Eastern Kentucky
I spent the night and all of the next day in Tompkinsville, KY. I mostly lounged in and around the Old Mulkey Meeting House, an old log church that’s stood since the early 19th century. The cemetery on the land next to the meeting house is the final resting place of Daniel Boone’s sister, Hannah. There was also a tombstone marking the grave of one of Stonewall Jackson’s cousins. Not quite famous people, but interesting nonetheless. The meeting house itself is impressive in that it’s incredibly old and still maintains a certain folkloric history inside its walls.

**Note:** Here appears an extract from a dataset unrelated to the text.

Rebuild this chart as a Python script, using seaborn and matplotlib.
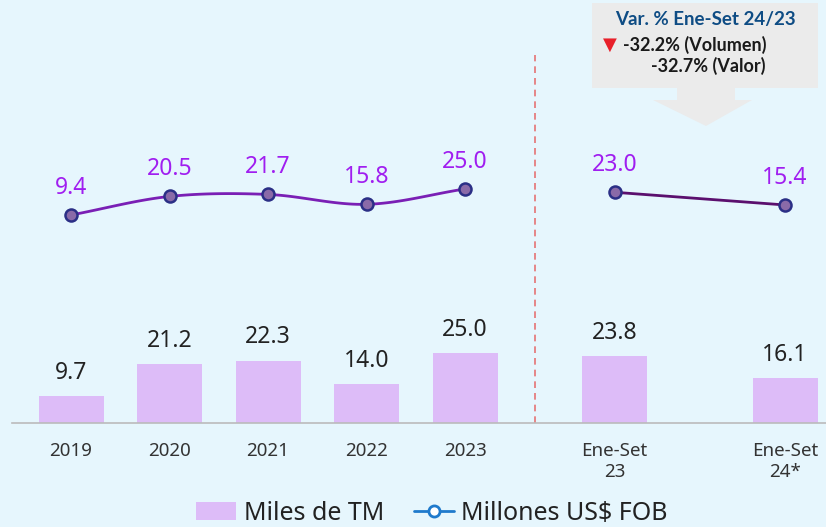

I left Tompkinsville at night, opting to drive in the cool, dark air with no traffic. I made it into Williamsburg and slept in the Walmart parking lot there. Williamsburg is beautiful. In fact, most cities in this part of Kentucky are beautiful. They’re all situated in the center of several rolling Appalachian hills each replete with vegetation. The buildings are dark, mostly brick, with streams of mold deliquescing down the sides. Most of the older downtown buildings are musty, drenched in coal ash, and laden with ivy. And even though most of the towns are actually quite small, there’s this weird urban feel to them. Downtown Williamsburg and Downtown Middlesboro (the town I traveled to next) seem altogether too tall and too busy to be home to only 5,000 and 10,000 residents respectively.